● Task
Print exactly the lines from the first one down to the line containing "import pandas as pd", both ends included, with no pictures and nothing else.
** Start Source data **
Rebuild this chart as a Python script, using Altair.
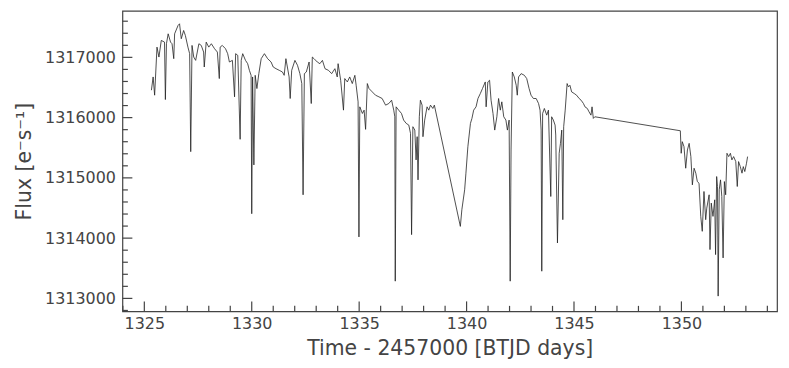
import altair as alt
import pandas as pd

# Light curve (BTJD days, flux e-/s)
time = [
    1325.33, 1325.41, 1325.48, 1325.59, 1325.68, 1325.79, 1325.94, 1325.98, 1326.03, 1326.11,
    1326.22, 1326.29, 1326.37, 1326.41, 1326.57, 1326.64, 1326.72, 1326.83, 1326.91, 1327.03,
    1327.11, 1327.16, 1327.22, 1327.30, 1327.39, 1327.54, 1327.65, 1327.76, 1327.79, 1327.88,
    1328.00, 1328.12, 1328.27, 1328.40, 1328.49, 1328.53, 1328.63, 1328.78, 1328.88, 1328.96,
    1329.10, 1329.20, 1329.25, 1329.35, 1329.46, 1329.51, 1329.58, 1329.71, 1329.81, 1329.89,
    1329.97, 1330.00, 1330.04, 1330.10, 1330.16, 1330.24, 1330.33, 1330.44, 1330.59, 1330.74,
    1330.90, 1331.00, 1331.13, 1331.28, 1331.43, 1331.51,
    1331.59, 1331.74, 1331.79, 1331.86, 1332.01, 1332.13, 1332.24, 1332.33, 1332.39, 1332.45,
    1332.54, 1332.67, 1332.77, 1332.82, 1332.90, 1333.05, 1333.17, 1333.29, 1333.41, 1333.57,
    1333.72, 1333.87, 1333.98, 1334.02, 1334.14, 1334.27, 1334.33, 1334.45, 1334.56, 1334.68,
    1334.80, 1334.86, 1334.95, 1334.99, 1335.03, 1335.15, 1335.23, 1335.30, 1335.38, 1335.46,
    1335.61, 1335.76, 1335.92, 1336.07, 1336.23, 1336.38, 1336.51, 1336.61, 1336.66, 1336.68,
    1336.72, 1336.84, 1336.97, 1337.07, 1337.19, 1337.31, 1337.39, 1337.44, 1337.50, 1337.59,
    1337.65, 1337.70, 1337.74, 1337.80, 1337.85, 1337.93, 1337.97, 1338.05, 1338.16, 1338.24,
    1338.32, 1338.43, 1338.50,
    1339.71, 1339.78, 1339.91, 1339.97, 1340.06, 1340.18, 1340.25, 1340.33, 1340.44, 1340.53,
    1340.64, 1340.74, 1340.87, 1340.91, 1340.99, 1341.07, 1341.14, 1341.23, 1341.31, 1341.41,
    1341.49, 1341.57, 1341.64, 1341.73, 1341.83, 1341.90, 1341.98, 1342.03, 1342.07, 1342.13,
    1342.22, 1342.31, 1342.36, 1342.42, 1342.54, 1342.69, 1342.80, 1342.91, 1343.00, 1343.11,
    1343.24, 1343.35, 1343.42, 1343.47, 1343.50, 1343.54, 1343.62, 1343.73, 1343.81, 1343.92,
    1343.96, 1344.04, 1344.12, 1344.15, 1344.23, 1344.31, 1344.37, 1344.43, 1344.48, 1344.52,
    1344.59, 1344.68, 1344.74, 1344.81, 1344.89, 1345.01, 1345.12, 1345.24, 1345.33, 1345.44,
    1345.51, 1345.62, 1345.70, 1345.79, 1345.84, 1345.90, 1345.97,
    1349.95, 1349.99, 1350.04, 1350.12, 1350.20, 1350.28, 1350.36, 1350.44, 1350.51, 1350.59,
    1350.67, 1350.74, 1350.82, 1350.90, 1350.97, 1351.05, 1351.13, 1351.18, 1351.29, 1351.33,
    1351.39, 1351.47, 1351.55, 1351.59, 1351.64, 1351.68, 1351.71, 1351.76, 1351.82, 1351.88,
    1351.94, 1352.00, 1352.06, 1352.12, 1352.20, 1352.28, 1352.35, 1352.43, 1352.53, 1352.60,
    1352.66, 1352.74, 1352.82, 1352.88, 1352.95, 1353.03, 1353.08,
]
flux = [
    1316455, 1316675, 1316372, 1317170, 1317005, 1317281, 1317253, 1316300, 1317226, 1317391,
    1317253, 1317226, 1316978, 1317391, 1317529, 1317557, 1317309, 1317446, 1317364, 1317170,
    1317061, 1315435, 1317198, 1317005, 1316950, 1317226, 1317198, 1317088, 1316840, 1317253,
    1317170, 1317226, 1317143, 1317088, 1316648, 1317170, 1317198, 1317143, 1317061, 1316923,
    1316950, 1316345, 1317061, 1317033, 1315640, 1316950, 1317061, 1316950, 1316895, 1316785,
    1316702, 1314405, 1316675, 1315215, 1316702, 1316482, 1316730, 1316978, 1317061, 1316978,
    1316923, 1316840, 1316812, 1316785, 1316757, 1316702,
    1316978, 1316675, 1316317, 1316785, 1316950, 1316868, 1316730, 1316565, 1314719, 1316730,
    1316757, 1316923, 1316234, 1317005, 1316978, 1316923, 1316895, 1316950, 1316812, 1316785,
    1316730, 1316812, 1316675, 1316895, 1316620, 1316124, 1316648, 1316592, 1316675, 1316565,
    1316702, 1316537, 1316262, 1314020, 1316179, 1316069, 1316124, 1315805, 1316565, 1316482,
    1316427, 1316372, 1316345, 1316317, 1316207, 1316234, 1316289, 1316124, 1316014, 1313286,
    1316179, 1316124, 1316069, 1315959, 1315904, 1315876, 1315739, 1314058, 1315849, 1315794,
    1315298, 1315684, 1314967, 1316014, 1316289, 1316207, 1315683, 1315959, 1316179, 1316124,
    1316207, 1316152, 1316207,
    1314195, 1314471, 1314802, 1315078, 1315517, 1315904, 1315987, 1316124, 1316179, 1316317,
    1316400, 1316482, 1316592, 1316179, 1316592, 1316620, 1316289, 1316069, 1315793, 1316014,
    1316317, 1316124, 1316262, 1316014, 1315959, 1315793, 1315959, 1313286, 1315463, 1316757,
    1316675, 1316537, 1316372, 1316675, 1316730, 1316702, 1316648, 1316482, 1316372, 1316317,
    1316317, 1316234, 1316124, 1315793, 1313451, 1316069, 1316152, 1316041, 1316124, 1314691,
    1316014, 1315959, 1315876, 1315711, 1313920, 1315408, 1315573, 1315793, 1314306, 1315848,
    1316124, 1316565, 1316510, 1316537, 1316427, 1316400, 1316372, 1316317, 1316289, 1316234,
    1316179, 1316152, 1316096, 1316041, 1316179, 1315987, 1316014,
    1315782, 1315408, 1315601, 1315518, 1315160, 1315463, 1315573, 1315353, 1314884, 1315160,
    1315078, 1314939, 1314911, 1314361, 1314113, 1314774, 1314306, 1314498, 1314719, 1313810,
    1314581, 1314361, 1314636, 1313727, 1315022, 1314857, 1313038, 1314802, 1314967, 1314691,
    1313672, 1314939, 1314719, 1315408, 1315353, 1315408, 1315298, 1315353, 1315270, 1314857,
    1315270, 1315187, 1315078, 1315187, 1315105, 1315243, 1315353,
]

x_major = [1325, 1330, 1335, 1340, 1345, 1350]
x_minor = [1324, 1326, 1327, 1328, 1329, 1331, 1332, 1333, 1334, 1336, 1337, 1338, 1339,
           1341, 1342, 1343, 1344, 1346, 1347, 1348, 1349, 1351, 1352, 1353, 1354]
y_major = [1313000, 1314000, 1315000, 1316000, 1317000]
y_minor = [1312800, 1313200, 1313400, 1313600, 1313800, 1314200, 1314400, 1314600, 1314800,
           1315200, 1315400, 1315600, 1315800, 1316200, 1316400, 1316600, 1316800,
           1317200, 1317400, 1317600]

W, H = 658, 302
FONT = "DejaVu Sans"
TXT = "#444444"
MAJ, MIN = 10, 5.5

xscale = alt.Scale(domain=[1323.98, 1354.45], nice=False, zero=False)
yscale = alt.Scale(domain=[1312785, 1317771], nice=False, zero=False)

xaxis = alt.Axis(values=x_major, format="d", ticks=False, domain=False, grid=False,
                 labelFont=FONT, labelFontSize=16, labelColor=TXT, labelPadding=4,
                 title="Time - 2457000 [BTJD days]", titleFont=FONT, titleFontSize=20.5,
                 titleFontWeight="normal", titleColor=TXT, titlePadding=7)
yaxis = alt.Axis(values=y_major, format="d", ticks=False, domain=False, grid=False,
                 labelFont=FONT, labelFontSize=16, labelColor=TXT, labelPadding=7,
                 title="Flux [e⁻s⁻¹]", titleFont=FONT, titleFontSize=20.5,
                 titleFontWeight="normal", titleColor=TXT, titlePadding=10)

xenc = alt.X("t:Q", scale=xscale, axis=xaxis)
yenc = alt.Y("f:Q", scale=yscale, axis=yaxis)

df = pd.DataFrame({"t": time, "f": flux})

line = alt.Chart(df).mark_line(color="#222222", strokeWidth=0.8, interpolate="linear").encode(
    x=xenc, y=yenc
)

tick_color = "#444444"
TW = 1.2
xmaj = alt.Chart(pd.DataFrame({"t": x_major})).mark_rule(color=tick_color, strokeWidth=TW).encode(
    x=xenc, y=alt.value(H), y2=alt.value(H - MAJ))
xmin = alt.Chart(pd.DataFrame({"t": x_minor})).mark_rule(color=tick_color, strokeWidth=TW).encode(
    x=xenc, y=alt.value(H), y2=alt.value(H - MIN))
ymaj = alt.Chart(pd.DataFrame({"f": y_major})).mark_rule(color=tick_color, strokeWidth=TW).encode(
    y=yenc, x=alt.value(0), x2=alt.value(MAJ))
ymin = alt.Chart(pd.DataFrame({"f": y_minor})).mark_rule(color=tick_color, strokeWidth=TW).encode(
    y=yenc, x=alt.value(0), x2=alt.value(MIN))

chart = alt.layer(line, xmaj, xmin, ymaj, ymin).properties(
    width=W, height=H,
    autosize=alt.AutoSizeParams(type="none"),
    padding={"left": 115, "top": 2, "right": 4, "bottom": 50},
    background="white",
).configure_view(stroke="#444444", strokeWidth=1.2)

chart.save("out.html", embed_options={"renderer": "svg", "actions": False})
** End Source data **
● Solution to the exercise
Rebuild this chart as a Python script, using Altair.
import altair as alt
import pandas as pd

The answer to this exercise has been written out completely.